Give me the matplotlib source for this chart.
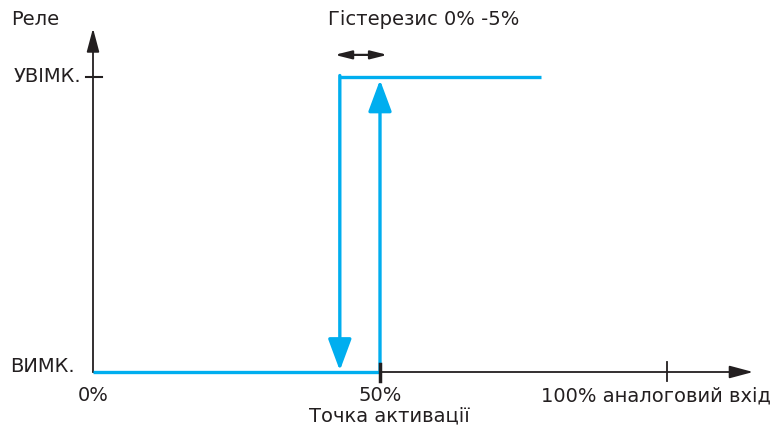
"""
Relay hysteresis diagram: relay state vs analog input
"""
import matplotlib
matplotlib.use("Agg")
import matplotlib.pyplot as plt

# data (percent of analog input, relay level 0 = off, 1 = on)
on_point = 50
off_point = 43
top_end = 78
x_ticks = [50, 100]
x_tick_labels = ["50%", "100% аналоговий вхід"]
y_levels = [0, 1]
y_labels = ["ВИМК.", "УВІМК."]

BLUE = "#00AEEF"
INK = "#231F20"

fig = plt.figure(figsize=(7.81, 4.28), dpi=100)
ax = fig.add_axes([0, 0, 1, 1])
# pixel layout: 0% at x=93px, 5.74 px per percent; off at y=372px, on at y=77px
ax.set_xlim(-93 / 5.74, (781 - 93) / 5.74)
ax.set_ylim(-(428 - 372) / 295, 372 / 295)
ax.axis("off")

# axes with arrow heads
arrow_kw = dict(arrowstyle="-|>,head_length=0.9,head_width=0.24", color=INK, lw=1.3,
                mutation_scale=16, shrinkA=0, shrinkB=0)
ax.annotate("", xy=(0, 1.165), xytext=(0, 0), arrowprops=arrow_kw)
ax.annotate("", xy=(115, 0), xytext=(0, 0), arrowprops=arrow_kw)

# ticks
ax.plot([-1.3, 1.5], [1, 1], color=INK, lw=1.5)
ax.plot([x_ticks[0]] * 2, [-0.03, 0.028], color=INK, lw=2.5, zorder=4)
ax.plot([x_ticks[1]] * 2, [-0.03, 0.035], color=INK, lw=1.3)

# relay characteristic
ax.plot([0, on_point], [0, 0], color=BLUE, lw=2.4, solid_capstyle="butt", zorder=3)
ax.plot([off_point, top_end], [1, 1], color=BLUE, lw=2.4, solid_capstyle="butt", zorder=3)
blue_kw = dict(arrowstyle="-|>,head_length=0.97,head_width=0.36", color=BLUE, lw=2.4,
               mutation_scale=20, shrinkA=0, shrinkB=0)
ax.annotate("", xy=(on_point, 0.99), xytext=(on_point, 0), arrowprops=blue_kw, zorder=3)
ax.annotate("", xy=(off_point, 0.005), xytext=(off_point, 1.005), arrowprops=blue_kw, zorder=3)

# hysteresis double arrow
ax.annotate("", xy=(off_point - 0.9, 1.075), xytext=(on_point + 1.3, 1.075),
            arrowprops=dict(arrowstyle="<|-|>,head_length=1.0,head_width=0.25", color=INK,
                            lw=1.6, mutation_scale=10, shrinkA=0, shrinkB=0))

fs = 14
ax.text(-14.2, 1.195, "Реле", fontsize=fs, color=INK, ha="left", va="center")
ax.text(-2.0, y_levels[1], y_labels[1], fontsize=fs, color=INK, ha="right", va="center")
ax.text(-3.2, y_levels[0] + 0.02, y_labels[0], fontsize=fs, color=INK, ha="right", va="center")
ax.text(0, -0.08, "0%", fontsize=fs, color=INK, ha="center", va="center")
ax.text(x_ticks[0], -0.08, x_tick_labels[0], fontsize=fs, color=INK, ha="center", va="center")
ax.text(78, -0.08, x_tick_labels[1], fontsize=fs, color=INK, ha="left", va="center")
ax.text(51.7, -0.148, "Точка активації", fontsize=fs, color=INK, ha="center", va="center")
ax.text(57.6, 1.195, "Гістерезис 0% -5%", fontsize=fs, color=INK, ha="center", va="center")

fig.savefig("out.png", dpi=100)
——
GIVEN TASK — Leave out the pictures and transcribe everything else exactly.

PROBLEM SOLUTION —
Give me the matplotlib source for this chart.
"""
Relay hysteresis diagram: relay state vs analog input
"""
import matplotlib
matplotlib.use("Agg")
import matplotlib.pyplot as plt

# data (percent of analog input, relay level 0 = off, 1 = on)
on_point = 50
off_point = 43
top_end = 78
x_ticks = [50, 100]
x_tick_labels = ["50%", "100% аналоговий вхід"]
y_levels = [0, 1]
y_labels = ["ВИМК.", "УВІМК."]

BLUE = "#00AEEF"
INK = "#231F20"

fig = plt.figure(figsize=(7.81, 4.28), dpi=100)
ax = fig.add_axes([0, 0, 1, 1])
# pixel layout: 0% at x=93px, 5.74 px per percent; off at y=372px, on at y=77px
ax.set_xlim(-93 / 5.74, (781 - 93) / 5.74)
ax.set_ylim(-(428 - 372) / 295, 372 / 295)
ax.axis("off")

# axes with arrow heads
arrow_kw = dict(arrowstyle="-|>,head_length=0.9,head_width=0.24", color=INK, lw=1.3,
                mutation_scale=16, shrinkA=0, shrinkB=0)
ax.annotate("", xy=(0, 1.165), xytext=(0, 0), arrowprops=arrow_kw)
ax.annotate("", xy=(115, 0), xytext=(0, 0), arrowprops=arrow_kw)

# ticks
ax.plot([-1.3, 1.5], [1, 1], color=INK, lw=1.5)
ax.plot([x_ticks[0]] * 2, [-0.03, 0.028], color=INK, lw=2.5, zorder=4)
ax.plot([x_ticks[1]] * 2, [-0.03, 0.035], color=INK, lw=1.3)

# relay characteristic
ax.plot([0, on_point], [0, 0], color=BLUE, lw=2.4, solid_capstyle="butt", zorder=3)
ax.plot([off_point, top_end], [1, 1], color=BLUE, lw=2.4, solid_capstyle="butt", zorder=3)
blue_kw = dict(arrowstyle="-|>,head_length=0.97,head_width=0.36", color=BLUE, lw=2.4,
               mutation_scale=20, shrinkA=0, shrinkB=0)
ax.annotate("", xy=(on_point, 0.99), xytext=(on_point, 0), arrowprops=blue_kw, zorder=3)
ax.annotate("", xy=(off_point, 0.005), xytext=(off_point, 1.005), arrowprops=blue_kw, zorder=3)

# hysteresis double arrow
ax.annotate("", xy=(off_point - 0.9, 1.075), xytext=(on_point + 1.3, 1.075),
            arrowprops=dict(arrowstyle="<|-|>,head_length=1.0,head_width=0.25", color=INK,
                            lw=1.6, mutation_scale=10, shrinkA=0, shrinkB=0))

fs = 14
ax.text(-14.2, 1.195, "Реле", fontsize=fs, color=INK, ha="left", va="center")
ax.text(-2.0, y_levels[1], y_labels[1], fontsize=fs, color=INK, ha="right", va="center")
ax.text(-3.2, y_levels[0] + 0.02, y_labels[0], fontsize=fs, color=INK, ha="right", va="center")
ax.text(0, -0.08, "0%", fontsize=fs, color=INK, ha="center", va="center")
ax.text(x_ticks[0], -0.08, x_tick_labels[0], fontsize=fs, color=INK, ha="center", va="center")
ax.text(78, -0.08, x_tick_labels[1], fontsize=fs, color=INK, ha="left", va="center")
ax.text(51.7, -0.148, "Точка активації", fontsize=fs, color=INK, ha="center", va="center")
ax.text(57.6, 1.195, "Гістерезис 0% -5%", fontsize=fs, color=INK, ha="center", va="center")

fig.savefig("out.png", dpi=100)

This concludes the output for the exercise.